One note on this test - the level on the MXL was much lower than the AKG, which picked up the signal quite easily considering both mics are cardioid. I had to crank the volume on the MXL channel to level match.


Off-axis (45 degrees) Response at 1 foot

Both mics are positioned so the diaphragms are as close together as possible (in this case 2 inches), at one foot away pointing 45 degrees off axis in the direction of the sound hole.


Proximity Effect At 1 1/4 Inches

For this test, I will record each mic at 1 1/4 inches away from the guitar, directly in front of the sound hole.


Handling Noise

For this test, I will do the following for each mic:

  • Rub my fingers across the housing, front and back
  • Rub my fingers along the mic stand
  • Remove and then replace the mic from and to its shock mount

I didn't create any audio files for this test. Neither mic had any more noise than I would expect.


Overall Impressions

Even without the little beeping sounds in the tests, it's very easy to distinguish one mic from another.  The MXL has more of a laid back, vintage tone whereas the AKG is crisper and more defined with maybe a more defined transient response. I found that I liked the AKG more on the strumming, where I felt the MXL got a little muddied up, but preferred the MXL on the finger picking, especially in the higher ranges (listen for that B string).

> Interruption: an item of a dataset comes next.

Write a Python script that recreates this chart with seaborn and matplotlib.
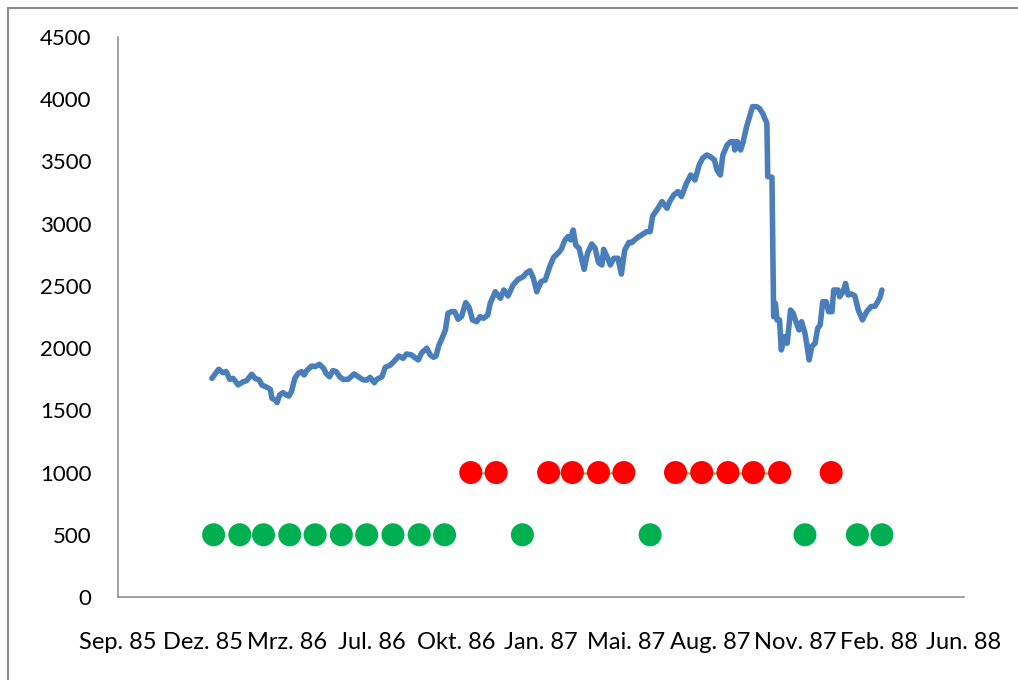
import matplotlib
matplotlib.use("Agg")
import matplotlib.pyplot as plt
from matplotlib.patches import Rectangle
import numpy as np
import pandas as pd
import seaborn as sns

# Index closing values (reading dates and levels)
index_dates = [
    "1985-12-30", "1986-01-07", "1986-01-12", "1986-01-16", "1986-01-20", "1986-01-24",
    "1986-01-30", "1986-02-05", "1986-02-09", "1986-02-15", "1986-02-19", "1986-02-24",
    "1986-02-27", "1986-03-05", "1986-03-09", "1986-03-11", "1986-03-15", "1986-03-17",
    "1986-03-20", "1986-03-24", "1986-03-28", "1986-03-31", "1986-04-03", "1986-04-07",
    "1986-04-11", "1986-04-15", "1986-04-18", "1986-04-21", "1986-04-27", "1986-05-01",
    "1986-05-06", "1986-05-11", "1986-05-14", "1986-05-18", "1986-05-22", "1986-05-26",
    "1986-05-30", "1986-06-03", "1986-06-09", "1986-06-16", "1986-06-21", "1986-06-27",
    "1986-07-01", "1986-07-05", "1986-07-10", "1986-07-13", "1986-07-19", "1986-07-23",
    "1986-07-29", "1986-08-03", "1986-08-08", "1986-08-13", "1986-08-17", "1986-08-23",
    "1986-08-28", "1986-08-31", "1986-09-04", "1986-09-10", "1986-09-14", "1986-09-18",
    "1986-09-21", "1986-09-24", "1986-09-28", "1986-10-02", "1986-10-05", "1986-10-09",
    "1986-10-13", "1986-10-17", "1986-10-21", "1986-10-26", "1986-10-30", "1986-11-03",
    "1986-11-08", "1986-11-12", "1986-11-16", "1986-11-21", "1986-11-24", "1986-11-30",
    "1986-12-06", "1986-12-10", "1986-12-15", "1986-12-21", "1986-12-27", "1987-01-02",
    "1987-01-06", "1987-01-10", "1987-01-14", "1987-01-18", "1987-01-23", "1987-01-28",
    "1987-02-03", "1987-02-07", "1987-02-12", "1987-02-16", "1987-02-20", "1987-02-24",
    "1987-02-27", "1987-03-02", "1987-03-05", "1987-03-09", "1987-03-15", "1987-03-19",
    "1987-03-24", "1987-03-28", "1987-04-01", "1987-04-05", "1987-04-07", "1987-04-11",
    "1987-04-15", "1987-04-19", "1987-04-24", "1987-04-28", "1987-05-02", "1987-05-07",
    "1987-05-10", "1987-05-16", "1987-05-22", "1987-05-28", "1987-06-01", "1987-06-04",
    "1987-06-09", "1987-06-15", "1987-06-21", "1987-06-24", "1987-06-29", "1987-07-04",
    "1987-07-08", "1987-07-14", "1987-07-19", "1987-07-24", "1987-07-29", "1987-08-02",
    "1987-08-07", "1987-08-11", "1987-08-16", "1987-08-19", "1987-08-23", "1987-08-26",
    "1987-08-31", "1987-09-04", "1987-09-08", "1987-09-09", "1987-09-12", "1987-09-16",
    "1987-09-19", "1987-09-23", "1987-09-26", "1987-09-30", "1987-10-05", "1987-10-08",
    "1987-10-12", "1987-10-17", "1987-10-18", "1987-10-23", "1987-10-25", "1987-10-27",
    "1987-10-29", "1987-11-01", "1987-11-03", "1987-11-07", "1987-11-10", "1987-11-14",
    "1987-11-17", "1987-11-21", "1987-11-24", "1987-11-27", "1987-12-01", "1987-12-03",
    "1987-12-06", "1987-12-09", "1987-12-13", "1987-12-16", "1987-12-19", "1987-12-22",
    "1987-12-26", "1987-12-29", "1988-01-02", "1988-01-04", "1988-01-09", "1988-01-11",
    "1988-01-15", "1988-01-18", "1988-01-21", "1988-01-25", "1988-01-29", "1988-02-02",
    "1988-02-07", "1988-02-12", "1988-02-17", "1988-02-22", "1988-02-25", "1988-02-28",
    "1988-03-01",
]
index_values = [
    1757, 1830, 1803, 1811, 1749, 1757,
    1704, 1730, 1738, 1790, 1757, 1744,
    1704, 1685, 1669, 1597, 1583, 1562,
    1623, 1642, 1623, 1615, 1650, 1757,
    1797, 1811, 1784, 1819, 1856, 1851,
    1870, 1838, 1797, 1770, 1819, 1811,
    1770, 1749, 1749, 1792, 1770, 1744,
    1744, 1765, 1722, 1749, 1770, 1846,
    1864, 1899, 1937, 1918, 1953, 1945,
    1918, 1905, 1963, 1999, 1945, 1926,
    1937, 2017, 2079, 2146, 2280, 2293,
    2293, 2232, 2253, 2365, 2328, 2226,
    2212, 2253, 2239, 2266, 2360, 2453,
    2400, 2467, 2419, 2507, 2553, 2574,
    2606, 2622, 2561, 2453, 2534, 2547,
    2668, 2730, 2762, 2794, 2864, 2896,
    2869, 2949, 2829, 2802, 2633, 2762,
    2837, 2802, 2687, 2668, 2794, 2735,
    2668, 2722, 2722, 2595, 2789, 2850,
    2847, 2883, 2909, 2936, 2936, 3062,
    3110, 3177, 3124, 3177, 3231, 3258,
    3218, 3325, 3391, 3351, 3472, 3526,
    3552, 3539, 3512, 3431, 3391, 3552,
    3632, 3659, 3659, 3592, 3659, 3592,
    3659, 3780, 3847, 3940, 3940, 3927,
    3887, 3806, 3378, 3373, 2253, 2360,
    2226, 2226, 1985, 2092, 2039, 2306,
    2280, 2199, 2146, 2212, 2119, 2039,
    1905, 2012, 2039, 2159, 2186, 2373,
    2373, 2293, 2293, 2467, 2467, 2413,
    2453, 2520, 2427, 2435, 2419, 2306,
    2226, 2293, 2333, 2338, 2373, 2413,
    2467,
]

# Monthly signals: True = sell signal (red, plotted at 1000), False = buy signal (green, at 500)
signal_months = pd.date_range("1986-01-01", "1988-03-01", freq="MS")
sell_signal = [
    False, False, False, False, False, False, False, False, False, False,  # Jan-Oct 86
    True, True,                                                            # Nov-Dec 86
    False, True, True, True, True, False,                                  # Jan-Jun 87
    True, True, True, True, True, False,                                   # Jul-Dec 87
    True, False, False,                                                    # Jan-Mar 88
]
sell_level = 1000
buy_level = 500

# Axis layout: date axis with a major unit of 100 days
axis_start = "1985-09-10"
tick_step_days = 100
tick_labels = ["Sep. 85", "Dez. 85", "Mrz. 86", "Jul. 86", "Okt. 86", "Jan. 87",
               "Mai. 87", "Aug. 87", "Nov. 87", "Feb. 88", "Jun. 88"]
y_ticks = [0, 500, 1000, 1500, 2000, 2500, 3000, 3500, 4000, 4500]

sns.set_theme(style="white")
plt.rcParams["font.family"] = ["Lato", "DejaVu Sans"]

fig = plt.figure(figsize=(10.18, 6.8), dpi=100)
ax = fig.add_axes([118 / 1018, 1 - 597 / 680, (964 - 118) / 1018, (597 - 37) / 680])

prices = pd.DataFrame({"date": pd.to_datetime(index_dates), "value": index_values})
sns.lineplot(data=prices, x="date", y="value", ax=ax, color="#4A7EBB",
             linewidth=4.0, solid_joinstyle="round", solid_capstyle="round",
             zorder=3)

signals = pd.DataFrame({"date": signal_months, "sell": sell_signal})
signals["level"] = np.where(signals["sell"], sell_level, buy_level)
signals["kind"] = np.where(signals["sell"], "sell", "buy")

# Connector between consecutive sell months (breaks where a month is a buy)
sell_line = np.where(signals["sell"], sell_level, np.nan)
ax.plot(signals["date"], sell_line, color="#9BBB59", linewidth=1.8, zorder=2)

sns.scatterplot(data=signals, x="date", y="level", hue="kind",
                palette={"sell": "#FF0000", "buy": "#00B050"},
                s=275, linewidth=0, legend=False, ax=ax, zorder=4)

start = pd.Timestamp(axis_start)
tick_dates = [start + pd.Timedelta(days=tick_step_days * i) for i in range(len(tick_labels))]
ax.set_xlim(tick_dates[0], tick_dates[-1])
ax.set_xticks(tick_dates)
ax.set_xticklabels(tick_labels)
ax.set_ylim(0, 4500)
ax.set_yticks(y_ticks)
ax.set_yticklabels([str(v) for v in y_ticks])
ax.set_xlabel("")
ax.set_ylabel("")

for side in ["top", "right"]:
    ax.spines[side].set_visible(False)
for side in ["left", "bottom"]:
    ax.spines[side].set_color("#868686")
    ax.spines[side].set_linewidth(1.1)

ax.tick_params(axis="both", which="major", direction="out", length=5, width=1.1,
               color="#868686", labelcolor="black")
ax.tick_params(axis="y", pad=14, labelsize=16)
ax.tick_params(axis="x", pad=20, labelsize=17)
ax.grid(False)

# Outer chart frame
fig.patches.append(Rectangle((8 / 1018, -0.2), 1.3, 1 - 7.5 / 680 + 0.2,
                             transform=fig.transFigure, fill=False,
                             edgecolor="#8C8C8C", linewidth=1.5, zorder=0))

fig.savefig("out.png", dpi=100)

I could see pulling out the AKG for a guitar track that needs to sit well in the mix, and the MXL if you're doing more of a sparse acoustic guitar heavy track.

Conclusions And Other Options

At $100 or just over, it's hard not to recommend this mic highly, or even to recommend springing for a stereo pair. I particularly like that it's not as bright as many other LDCs in the under $500 range - it's got a nice vintage sound to it that is particularly suited for pop and acoustic music.

Other options in this range include the Audio Technica 2035 and the Blue Spark. Any other inexpensive LDC options I could recommend, for instance the CAD M179 or the Studio Projects C1, are sometimes more than double the cost.